I think the easiest way is to create a row in the data that has the missing value. You could look at the following paper for suggestions as to how to do this on a larger scale:
http://www.nesug.org/Proceedings/nesug11/pf/pf02.pdf
PROC FREQ has the SPARSE option, which gives you all possible combinations of all variables in the table (including missing ones), but it doesn't look like that gives you exactly what you need.
Looks like our good friends at Westat have worked with this issue.
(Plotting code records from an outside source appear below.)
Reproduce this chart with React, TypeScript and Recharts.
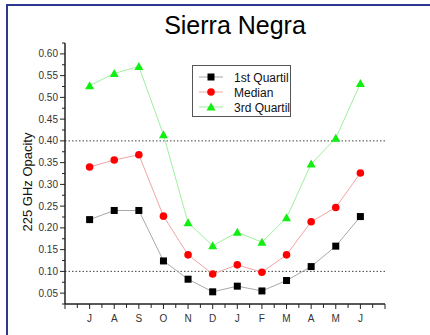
import { LineChart, Line, XAxis, YAxis, ReferenceLine } from 'recharts'

const months = ['J', 'A', 'S', 'O', 'N', 'D', 'J', 'F', 'M', 'A', 'M', 'J']
const firstQuartil = [0.219, 0.24, 0.24, 0.124, 0.082, 0.053, 0.066, 0.055, 0.079, 0.111, 0.158, 0.226]
const median = [0.34, 0.356, 0.368, 0.227, 0.138, 0.094, 0.115, 0.098, 0.138, 0.214, 0.247, 0.326]
const thirdQuartil = [0.527, 0.555, 0.571, 0.414, 0.212, 0.159, 0.19, 0.167, 0.223, 0.347, 0.406, 0.532]
const refLevels = [0.4, 0.1]

const data = months.map((m, i) => ({
  x: i + 1,
  month: m,
  q1: firstQuartil[i],
  med: median[i],
  q3: thirdQuartil[i],
}))

const xTicks = Array.from({ length: 27 }, (_, i) => i / 2)
const yTicks = Array.from({ length: 25 }, (_, i) => Math.round((0.025 + i * 0.025) * 1000) / 1000)

const FONT = '"Liberation Sans", Arial, sans-serif'
const AXIS = '#222'

type Marker = 'square' | 'circle' | 'triangle'

const series: { key: string; name: string; line: string; fill: string; marker: Marker }[] = [
  { key: 'q1', name: '1st Quartil', line: '#a8a8a8', fill: '#000000', marker: 'square' },
  { key: 'med', name: 'Median', line: '#f2a4a4', fill: '#ff0000', marker: 'circle' },
  { key: 'q3', name: '3rd Quartil', line: '#9ef09e', fill: '#11ee11', marker: 'triangle' },
]

function markerShape(kind: Marker, cx: number, cy: number, fill: string, key?: string | number) {
  if (kind === 'square') return <rect key={key} x={cx - 3.5} y={cy - 3.5} width={7} height={7} fill={fill} />
  if (kind === 'circle') return <circle key={key} cx={cx} cy={cy} r={3.8} fill={fill} />
  return <polygon key={key} points={`${cx},${cy - 4.5} ${cx + 4.5},${cy + 3.5} ${cx - 4.5},${cy + 3.5}`} fill={fill} />
}

function YTick({ x, y, payload }: any) {
  const v = payload.value
  const major = Math.abs(v * 20 - Math.round(v * 20)) < 1e-6
  const show = major && v >= 0.05 && v <= 0.6
  return (
    <g>
      <line x1={x - (major ? 5 : 3)} x2={x} y1={y} y2={y} stroke={AXIS} />
      {show && (
        <text x={x - 7} y={y} dy={3.5} textAnchor="end" fontSize={10} fill="#333" fontFamily={FONT}>
          {v.toFixed(2)}
        </text>
      )}
    </g>
  )
}

function XTick({ x, y, payload }: any) {
  const v = payload.value
  const major = Number.isInteger(v)
  const label = major && v >= 1 && v <= 12 ? months[v - 1] : ''
  return (
    <g>
      <line x1={x} x2={x} y1={y} y2={y + (major ? 5 : 4)} stroke={AXIS} />
      {label && (
        <text x={x} y={y + 18} textAnchor="middle" fontSize={10} fill="#333" fontFamily={FONT}>
          {label}
        </text>
      )}
    </g>
  )
}

function LegendBox() {
  return (
    <div
      style={{
        position: 'absolute',
        left: 192,
        top: 65,
        width: 99,
        height: 52,
        border: '1px solid #555',
        background: '#fff',
        boxSizing: 'border-box',
      }}
    >
      <svg width={99} height={52} style={{ position: 'absolute', left: 0, top: 0 }}>
        {series.map((s, i) => {
          const cy = 11 + i * 15
          return (
            <g key={s.key}>
              <line x1={6} x2={30} y1={cy} y2={cy} stroke={s.line} />
              {markerShape(s.marker, 18, cy, s.fill)}
              <text x={41} y={cy + 4.5} fontSize={12} fill="#111" fontFamily={FONT}>
                {s.name}
              </text>
            </g>
          )
        })}
      </svg>
    </div>
  )
}

export default function App() {
  return (
    <div style={{ position: 'absolute', left: 0, top: 0, width: 430, height: 335, background: '#fff', overflow: 'hidden', fontFamily: FONT }}>
      <div style={{ position: 'absolute', left: 6, top: 4, right: -10, bottom: -10, borderTop: '2px solid #2d3891', borderLeft: '2px solid #2d3891' }} />
      <div style={{ position: 'absolute', left: 0, width: 470, top: 10, textAlign: 'center', fontSize: 25, color: '#000', lineHeight: '30px' }}>
        Sierra Negra
      </div>
      <div
        style={{
          position: 'absolute',
          left: 27,
          top: 182,
          transform: 'translate(-50%, -50%) rotate(-90deg)',
          fontSize: 13,
          whiteSpace: 'nowrap',
          color: '#111',
        }}
      >
        225 GHz Opacity
      </div>
      <div style={{ position: 'absolute', left: 0, top: 0 }}>
        <LineChart width={430} height={335} data={data} margin={{ top: 43, right: 45, bottom: 0, left: 0 }}>
          <XAxis
            type="number"
            dataKey="x"
            domain={[0, 13]}
            ticks={xTicks}
            interval={0}
            height={31}
            tickSize={0}
            tickMargin={0}
            tickLine={false}
            tick={<XTick />}
            axisLine={{ stroke: AXIS, strokeWidth: 1.5 }}
          />
          <YAxis
            type="number"
            domain={[0.025, 0.625]}
            ticks={yTicks}
            interval={0}
            width={65}
            tickSize={0}
            tickMargin={0}
            tickLine={false}
            tick={<YTick />}
            axisLine={{ stroke: AXIS, strokeWidth: 1.5 }}
          />
          {refLevels.map((r) => (
            <ReferenceLine key={r} y={r} stroke="#444" strokeDasharray="1.5 2" />
          ))}
          {series.map((s) => (
            <Line
              key={s.key}
              type="linear"
              dataKey={s.key}
              name={s.name}
              stroke={s.line}
              strokeWidth={1}
              isAnimationActive={false}
              dot={(p: any) => markerShape(s.marker, p.cx, p.cy, s.fill, `${s.key}-${p.index}`)}
              activeDot={false}
            />
          ))}
        </LineChart>
      </div>
      <LegendBox />
    </div>
  )
}
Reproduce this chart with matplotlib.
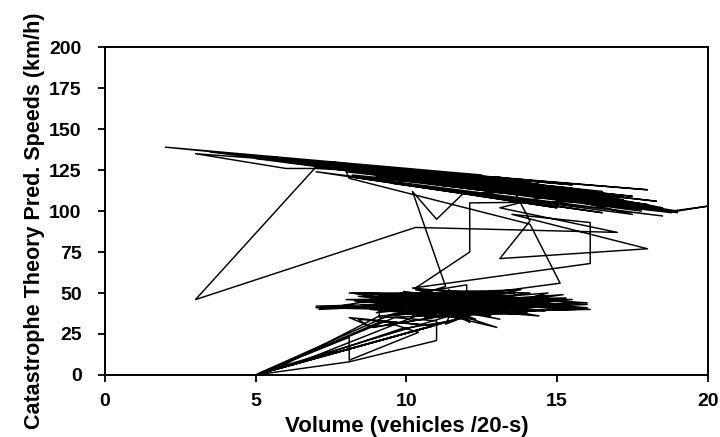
import matplotlib
matplotlib.use("Agg")
import matplotlib.pyplot as plt

# traffic record (volume per 20 s, predicted speed km/h)
tail1_vol = [5.0, 8.1, 11.0, 11.0, 9.6, 5.0, 8.1, 8.1, 10.4, 9.2, 5.3, 10.9, 8.4, 8.8, 11.6, 5.1, 9.5, 12.3]
tail1_spd = [0, 8, 21, 33, 35, 0, 23, 9, 26, 33, 2, 30, 34, 29, 37, 1, 37, 39]

clus1_vol = [7.0, 12.5, 8.0, 13.2, 9.1, 9.1, 14.0, 8.5, 15.8, 10.0, 13.6, 8.2, 12.8, 9.4, 15.0, 10.5,
             14.6, 9.0, 12.0, 12.0, 7.1, 11.8, 9.8, 13.9, 10.2, 15.2, 9.6, 12.9, 10.8, 14.2, 8.9, 13.0,
             10.5, 16.1, 11.2, 13.4, 9.3, 12.6, 10.0, 15.4, 11.0, 14.8, 10.4, 11.3]
clus1_spd = [41, 42, 46, 47, 49, 35, 38, 43, 41, 44, 50, 50, 36, 46, 45, 40,
             48, 38, 51, 55, 40, 44, 50, 42, 36, 49, 42, 45, 47, 44, 47, 29,
             44, 40, 38, 46, 45, 50, 48, 43, 41, 46, 49, 54]

band1_vol = [10.2, 11.0, 11.9, 16.0, 9.0, 17.2, 12.0, 2.0, 12.5, 3.0, 6.0, 7.0, 14.0, 8.0, 15.5, 9.5,
             18.0, 10.5, 16.5, 11.0, 19.0, 20.0, 18.8, 12.5, 17.0, 9.0, 15.0, 11.5, 17.8, 13.0, 16.0,
             10.0, 14.5, 4.5, 17.5, 6.5, 18.3, 8.5, 16.5, 5.5, 15.0, 7.5, 18.0, 9.5, 17.0, 8.2,
             18.8, 10.5, 16.0, 3.5, 15.5, 9.0, 18.5, 11.0, 14.0, 6.0, 17.5, 10.0, 16.5, 8.0, 14.5,
             12.0, 18.0, 7.0]
band1_spd = [112, 95, 111, 112, 126, 109, 121, 139, 122, 135, 126, 126, 119, 128, 116, 126,
             113, 124, 107, 123, 100, 103, 100, 118, 108, 127, 112, 121, 104, 118, 110,
             125, 116, 134, 109, 131, 106, 126, 112, 133, 110, 129, 104, 124, 106, 122,
             99, 121, 108, 136, 114, 125, 101, 119, 113, 130, 103, 124, 104, 127, 116,
             118, 101, 127]

mid_vol = [3.0, 10.3, 17.0, 13.1, 15.5, 11.0, 18.2, 12.8, 16.5, 8.0, 8.1, 14.1, 15.1]
mid_spd = [46, 90, 87, 102, 113, 122, 103, 119, 106, 124, 120, 92, 56]

clus2_vol = [9.0, 14.5, 8.1, 13.5, 10.1, 15.6, 9.5, 12.2, 10.3, 14.1, 9.2, 13.8, 11.0, 16.0, 10.6,
             12.7, 8.6, 14.3, 10.8, 13.1, 9.9, 15.3, 11.4, 11.4, 12.4, 9.7, 14.9, 10.9, 12.1, 11.5,
             13.7, 10.3, 12.0]
clus2_spd = [41, 43, 50, 48, 38, 40, 47, 45, 52, 50, 39, 37, 48, 41, 35,
             48, 41, 46, 43, 34, 45, 47, 42, 52, 38, 49, 41, 46, 32, 49,
             44, 42, 36]

tail2_vol = [5.0, 10.9, 8.1, 8.9, 12.5, 9.1, 5.6, 11.5, 9.8, 6.2, 10.6, 14.0, 8.3, 13.3, 10.3]
tail2_spd = [0, 30, 35, 29, 40, 36, 3, 33, 28, 6, 38, 44, 45, 39, 53]

band2_vol = [12.1, 12.1, 17.0, 12.0, 15.8, 8.5, 14.5, 10.0, 17.5, 11.5, 16.2, 13.0, 18.5, 9.5,
             15.0, 12.0, 17.8, 10.5, 16.8, 5.0, 13.5, 9.0, 17.8, 7.5, 16.5, 11.5, 19.0, 9.5,
             15.5, 12.5, 17.2, 8.5, 15.0, 10.5, 18.0, 11.0, 13.0, 8.1, 16.5, 9.5, 18.5,
             7.0, 15.0, 10.0, 17.5, 14.5, 13.5,
             14.1, 13.1, 18.0, 13.5, 16.1, 16.1, 10.2]
band2_spd = [75, 105, 106, 117, 113, 127, 115, 124, 105, 120, 109, 121, 102, 125,
             114, 122, 101, 122, 104, 132, 117, 121, 100, 130, 110, 118, 99, 126,
             109, 119, 107, 124, 107, 123, 103, 116, 114, 121, 99, 117, 97,
             124, 102, 116, 98, 111, 115,
             94, 71, 77, 98, 93, 68, 53]

clus3_vol = [15.0, 8.7, 13.9, 9.6, 15.7, 10.4, 12.9, 8.3, 14.4, 11.1, 13.2, 9.8, 16.0, 10.7, 12.4,
             9.2, 14.7, 11.6, 13.6, 7.0, 12.2, 8.4, 15.5, 9.3, 13.8, 10.6, 16.0, 8.8, 12.3, 9.9,
             14.6, 10.2, 13.0, 11.3, 11.8, 10.1]
clus3_spd = [45, 48, 40, 37, 44, 50, 42, 45, 36, 47, 51, 40, 43, 39, 47,
             42, 50, 35, 45, 42, 40, 48, 46, 36, 52, 50, 44, 40, 34, 51,
             39, 47, 43, 31, 50, 44]

volume = tail1_vol + clus1_vol + band1_vol + mid_vol + clus2_vol + tail2_vol + band2_vol + clus3_vol
speed = tail1_spd + clus1_spd + band1_spd + mid_spd + clus2_spd + tail2_spd + band2_spd + clus3_spd

plt.rcParams['font.family'] = ['Liberation Sans', 'DejaVu Sans']
plt.rcParams['font.weight'] = 'bold'

fig = plt.figure(figsize=(7.2, 4.37), dpi=100)
ax = fig.add_axes([0.146, 0.142, 0.837, 0.750])
ax.plot(volume, speed, color='black', lw=1.05)

ax.set_xlim(0, 20)
ax.set_ylim(0, 200)
ax.set_xticks([0, 5, 10, 15, 20])
ax.set_yticks(range(0, 201, 25))
ax.tick_params(direction='out', length=5, width=1.3, labelsize=14)
ax.tick_params(axis='x', pad=8)
ax.tick_params(axis='y', pad=12)
for s in ax.spines.values():
    s.set_linewidth(1.4)
ax.set_xlabel("Volume (vehicles /20-s)", fontsize=16, fontweight='bold', labelpad=4)
ax.set_ylabel("Catastrophe Theory Pred. Speeds (km/h)", fontsize=15.5, fontweight='bold')
ax.yaxis.set_label_coords(-0.1, 0.47)

fig.savefig("out.png", dpi=100)
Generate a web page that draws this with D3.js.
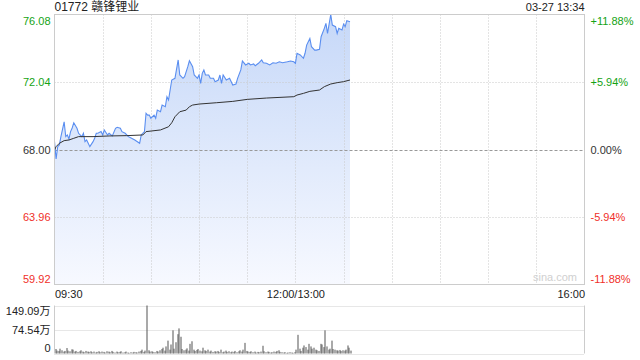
<!DOCTYPE html>
<html>
<head>
<meta charset="utf-8">
<script src="https://cdn.jsdelivr.net/npm/d3@7"></script>
<style>
  body { margin: 0; background: #fff; }
  svg text { font-family: "Liberation Sans", Arial, "Noto Sans CJK SC", sans-serif; }
</style>
</head>
<body>
<script>
// minute offsets from 09:30 (lunch break removed) and prices
const priceMinutes = [0,1,2,3,4,6,7,8,9,10,11,12,14,15,17,18,19,20,21,22,24,25,26,27,29,30,31,33,34,36,38,39,41,42,44,46,48,50,53,54,56,57,58,59,60,62,63,64,66,67,69,70,71,72,73,75,77,78,80,81,83,84,86,87,89,90,91,92,93,94,96,97,99,100,102,103,104,105,107,109,111,113,114,116,117,119,121,122,124,125,127,129,130,132,134,136,138,140,142,145,147,149,150,151,153,155,156,157,159,160,162,163,165,166,168,169,170,172,173,175,176,177,179,180,181,182,184];
const prices = [68.47,67.43,68.17,68.27,68.77,69.66,68.77,68.87,68.63,69.07,69.29,69.60,69.27,68.97,68.77,68.97,68.47,68.57,68.37,68.17,68.47,68.67,68.97,68.97,69.07,68.87,69.17,68.87,68.97,68.81,69.27,69.33,69.27,69.07,68.97,68.77,68.67,68.57,68.37,68.87,69.07,70.17,70.06,70.06,69.87,70.06,69.87,70.36,70.26,70.66,70.56,71.16,70.96,71.56,72.16,72.26,73.36,72.46,72.26,72.36,72.96,73.31,72.96,72.46,72.26,72.46,71.96,72.56,72.76,72.46,72.46,72.26,72.26,72.06,72.16,72.46,71.96,72.46,72.16,72.26,71.86,71.92,72.26,72.76,73.30,73.06,73.16,73.06,73.12,73.01,73.16,73.36,73.19,73.16,73.06,73.19,73.16,73.25,73.19,73.25,73.30,73.25,73.16,73.76,73.66,73.46,73.76,74.25,74.65,74.15,73.95,73.95,74.00,74.75,75.25,75.55,74.95,76.08,75.45,75.35,74.95,75.25,75.15,75.51,75.35,75.71,75.65];

const avgMinutes = [0,1,3,6,9,12,15,24,34,45,55,57,66,71,73,75,78,82,84,86,90,101,111,120,132,149,151,155,159,165,168,172,176,180,184];
const avgPrices = [67.97,68.17,68.37,68.53,68.57,68.67,68.77,68.77,68.81,68.83,68.87,69.07,69.17,69.36,69.60,69.96,70.26,70.36,70.56,70.66,70.72,70.80,70.88,71.00,71.08,71.16,71.26,71.36,71.48,71.56,71.76,71.92,72.00,72.06,72.16];

// volume per minute, in 万 shares
const volumes = [
  14,9,8,15,10,6,8,17,9,7,
  13,12,6,8,5,7,10,6,4,8,
  6,5,7,4,6,3,5,7,4,6,
  5,3,7,6,4,8,5,3,6,4,
  5,7,3,4,6,3,2,4,3,5,
  4,3,6,8,12,5,9,149.09,10,6,
  7,5,4,8,6,10,14,18,9,22,
  40,12,28,72,15,35,60,78,52,14,
  10,12,16,9,30,38,12,8,11,14,
  9,7,18,10,8,12,6,9,5,7,
  6,8,5,12,4,6,9,5,7,4,
  6,5,8,4,7,10,6,12,33,8,
  6,5,7,4,6,3,5,4,6,24,
  7,4,6,5,3,4,6,5,8,10,
  5,4,3,4,2,3,4,3,2,4,
  12,58,15,8,18,25,20,12,30,22,
  15,18,12,10,8,30,28,20,72,22,
  12,15,40,14,12,10,9,11,8,10,
  9,12,25,18,9
];

const prevClose = 68.00;
const priceTicks = [76.08, 72.04, 68.00, 63.96, 59.92];
const pctTicks = ["+11.88%", "+5.94%", "0.00%", "-5.94%", "-11.88%"];
const volTicks = [149.09, 74.54, 0];
const volTickLabels = ["149.09万", "74.54万", "0"];
const timeTicks = [0, 150, 330];
const timeLabels = ["09:30", "12:00/13:00", "16:00"];
const title = "01772 赣锋锂业";
const stamp = "03-27 13:34";

const w = 640, h = 360;
const plotLeft = 54.5, plotRight = 584.5;
const plotTop = 14.5, plotBottom = 284.5;
const volTop = 305.5, volBottom = 353.5;

const svg = d3.select("body").append("svg")
  .attr("width", w).attr("height", h);

const xScale = d3.scaleLinear().domain([0, 330]).range([plotLeft, plotRight]);
const yScale = d3.scaleLinear().domain([59.92, 76.08]).range([plotBottom, plotTop]);
const vScale = d3.scaleLinear().domain([0, 149.09]).range([volBottom, volTop]);

const colorOf = (v) => v > prevClose ? "#14a314" : (v < prevClose ? "#f0302a" : "#333");

// gradient for area
const defs = svg.append("defs");
const grad = defs.append("linearGradient").attr("id", "areaGrad")
  .attr("x1", 0).attr("y1", 0).attr("x2", 0).attr("y2", 1);
grad.append("stop").attr("offset", "0%").attr("stop-color", "#c6d8f8");
grad.append("stop").attr("offset", "100%").attr("stop-color", "#f7f9ff");

// area first, grid drawn on top of it
const pts = priceMinutes.map((m, i) => [m, prices[i]]);
const area = d3.area().x((d) => xScale(d[0])).y0(plotBottom).y1((d) => yScale(d[1]));
svg.append("path").datum(pts).attr("d", area).attr("fill", "url(#areaGrad)");

// vertical grid lines every 30 minutes
const vGrid = d3.range(30, 330, 30);
svg.append("g").selectAll("line").data(vGrid).enter().append("line")
  .attr("x1", (d) => Math.round(xScale(d)) + 0.5).attr("x2", (d) => Math.round(xScale(d)) + 0.5)
  .attr("y1", plotTop).attr("y2", plotBottom)
  .attr("stroke", "#c8c8c8").attr("stroke-dasharray", "1,2");

// horizontal grid lines
svg.append("g").selectAll("line").data([72.04, 63.96]).enter().append("line")
  .attr("x1", plotLeft).attr("x2", plotRight)
  .attr("y1", (d) => Math.round(yScale(d)) + 0.5).attr("y2", (d) => Math.round(yScale(d)) + 0.5)
  .attr("stroke", "#c8c8c8").attr("stroke-dasharray", "1,2");

// previous close line
svg.append("line")
  .attr("x1", plotLeft).attr("x2", plotRight)
  .attr("y1", Math.round(yScale(prevClose)) + 0.5).attr("y2", Math.round(yScale(prevClose)) + 0.5)
  .attr("stroke", "#999").attr("stroke-dasharray", "3,2");

const line = d3.line().x((d) => xScale(d[0])).y((d) => yScale(d[1]));
svg.append("path").datum(pts).attr("d", line)
  .attr("fill", "none").attr("stroke", "#5a8ef0").attr("stroke-width", 1.1);

const avgPts = avgMinutes.map((m, i) => [m, avgPrices[i]]);
svg.append("path").datum(avgPts).attr("d", line)
  .attr("fill", "none").attr("stroke", "#333").attr("stroke-width", 1);

// border
svg.append("rect").attr("x", plotLeft).attr("y", plotTop)
  .attr("width", plotRight - plotLeft).attr("height", plotBottom - plotTop)
  .attr("fill", "none").attr("stroke", "#cccccc");

// axis labels
const leftAxis = d3.axisLeft(yScale).tickValues(priceTicks).tickSize(0).tickPadding(4)
  .tickFormat((d) => d.toFixed(2));
const gl = svg.append("g").attr("transform", "translate(" + plotLeft + ",0)").call(leftAxis);
gl.select(".domain").remove();
gl.selectAll("text").attr("font-size", 11)
  .attr("fill", (d) => colorOf(d))
  .attr("y", (d, i) => i === 0 ? 6 : (i === priceTicks.length - 1 ? -6 : 0));

const rightAxis = d3.axisRight(yScale).tickValues(priceTicks).tickSize(0).tickPadding(6)
  .tickFormat((d, i) => pctTicks[i]);
const gr = svg.append("g").attr("transform", "translate(" + plotRight + ",0)").call(rightAxis);
gr.select(".domain").remove();
gr.selectAll("text").attr("font-size", 11)
  .attr("fill", (d) => colorOf(d))
  .attr("y", (d, i) => i === 0 ? 6 : (i === priceTicks.length - 1 ? -6 : 0));

// title & time stamp
svg.append("text").attr("x", plotLeft).attr("y", 11).attr("font-size", 12).attr("fill", "#222").text(title);
svg.append("text").attr("x", plotRight).attr("y", 11).attr("text-anchor", "end")
  .attr("font-size", 11).attr("fill", "#222").text(stamp);

// watermark
svg.append("text").attr("x", 577).attr("y", 281).attr("text-anchor", "end")
  .attr("font-size", 11).attr("fill", "#d0d0d0").text("sina.com");

// time labels
const xAxis = d3.axisBottom(xScale).tickValues(timeTicks).tickSize(0).tickPadding(6)
  .tickFormat((d, i) => timeLabels[i]);
const gx = svg.append("g").attr("transform", "translate(0," + plotBottom + ")").call(xAxis);
gx.select(".domain").remove();
gx.selectAll("text").attr("font-size", 11).attr("fill", "#222")
  .attr("text-anchor", (d, i) => i === 0 ? "start" : (i === timeTicks.length - 1 ? "end" : "middle"));

// volume panel
svg.append("g").selectAll("line").data(volTicks).enter().append("line")
  .attr("x1", plotLeft).attr("x2", plotRight)
  .attr("y1", (d) => Math.round(vScale(d)) + 0.5).attr("y2", (d) => Math.round(vScale(d)) + 0.5)
  .attr("stroke", "#cfcfcf").attr("stroke-dasharray", "1,1");
svg.append("line").attr("x1", plotLeft).attr("x2", plotLeft).attr("y1", volTop).attr("y2", volBottom).attr("stroke", "#cccccc");
svg.append("line").attr("x1", plotRight).attr("x2", plotRight).attr("y1", volTop).attr("y2", volBottom).attr("stroke", "#cccccc");

svg.append("g").selectAll("rect").data(volumes).enter().append("rect")
  .attr("x", (d, i) => Math.round(xScale(i)) + 0.5)
  .attr("y", (d) => vScale(d))
  .attr("width", 1)
  .attr("height", (d) => volBottom - vScale(d))
  .attr("fill", "#555");

const volAxis = d3.axisLeft(vScale).tickValues(volTicks).tickSize(0).tickPadding(4)
  .tickFormat((d, i) => volTickLabels[i]);
const gv = svg.append("g").attr("transform", "translate(" + plotLeft + ",0)").call(volAxis);
gv.select(".domain").remove();
gv.selectAll("text").attr("font-size", 11).attr("fill", "#222")
  .attr("y", (d, i) => i === 0 ? 5 : (i === volTicks.length - 1 ? -6 : 0));
</script>
</body>
</html>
A description of there solution is shown here.
The code is shown below for convenience, but please cite the original when referenced
PROC FORMAT;
value ethnicf
1 = 'Hispanic or Latino'
2 = 'Not Hispanic or Latino'
3 = 'Unknown (Individuals Not Reporting Ethnicity)';
value racef
1 = 'American Indian or Alaska Native'
2 = 'Asian'
3 = 'Native Hawaiian or Other Pacific Islander'
4 = 'Black or African American'
5 = 'White'
6 = 'More Than One Race'
7 = 'Unknown or Not Reported';
value gndrf
1 = 'Male'
2 = 'Female'
3 = 'Unknown or Not Reported';
RUN;
DATA shelldata;
format ethlbl ethnicf. racelbl racef. gender gndrf.;
do ethcat = 1 to 2;
do ethlbl = 1 to 3;
do racelbl = 1 to 7;
do gender = 1 to 3;
output;
end;
end;
end;
end;
RUN;
DATA test;
input pt $ 1-3 ethlbl gender racelbl ;
cards;
x1 2 1 5
x2 2 1 5
x3 2 1 5
x4 2 1 5
x5 2 1 5
x6 2 2 2
x7 2 2 2
x8 2 2 5
x9 2 2 4
x10 2 2 4
RUN;
DATA enroll;
set test;
if ethlbl = 1 then ethcat = 1;
else ethcat = 2;
format ethlbl ethnicf. racelbl racef. gender gndrf.;
label ethlbl = 'Ethnic Category'
racelbl = 'Racial Categories'
gender = 'Sex/Gender';
RUN;
%MACRO TAB_WHERE;
/* PROC SQL step creates a macro variable whose */
/* value will be the number of observations */
/* meeting WHERE clause criteria. */
PROC SQL noprint;
select count(*)
into :numobs
from enroll
where ethcat=1;
QUIT;
/* PROC FORMAT step to display all numeric values as zero. */
PROC FORMAT;
value allzero low-high=' 0';
RUN;
/* Conditionally execute steps when no observations met criteria. */
%if &numobs=0 %then
%do;
%let fmt = allzero.; /* Print all cell values as zeroes */
%let str = ; /*No Cases in Subset - WHERE cannot be used */
%end;
%else
%do;
%let fmt = 8.0;
%let str = where ethcat = 1;
%end;
PROC TABULATE data=enroll classdata=shelldata missing format=&fmt;
&str;
format racelbl racef. gender gndrf.;
class racelbl gender;
classlev racelbl gender;
keyword n pctn all;
tables (racelbl all='Racial Categories: Total of Hispanic or Latinos'),
gender='Sex/Gender'*N=' ' all='Total'*n='' / printmiss misstext='0'
box=[LABEL=' '];
title1 font=arial color=darkblue h=1.5 'Inclusion Enrollment Report';
title2 ' ';
title3 font=arial color=darkblue h=1' PART B. HISPANIC ENROLLMENT REPORT:
Number of Hispanic or Latinos Enrolled to Date (Cumulative)';
RUN;
%MEND TAB_WHERE;
%TAB_WHERE
I found this paper to be very informative:
Oh No, a Zero Row: 5 Ways to Summarize Absolutely Nothing
The preloadfmt option in proc means (Method 5) is my favorite. Once you create the necessary formats it's not necessary to add dummy data. It's odd that they haven't yet added this option to proc freq.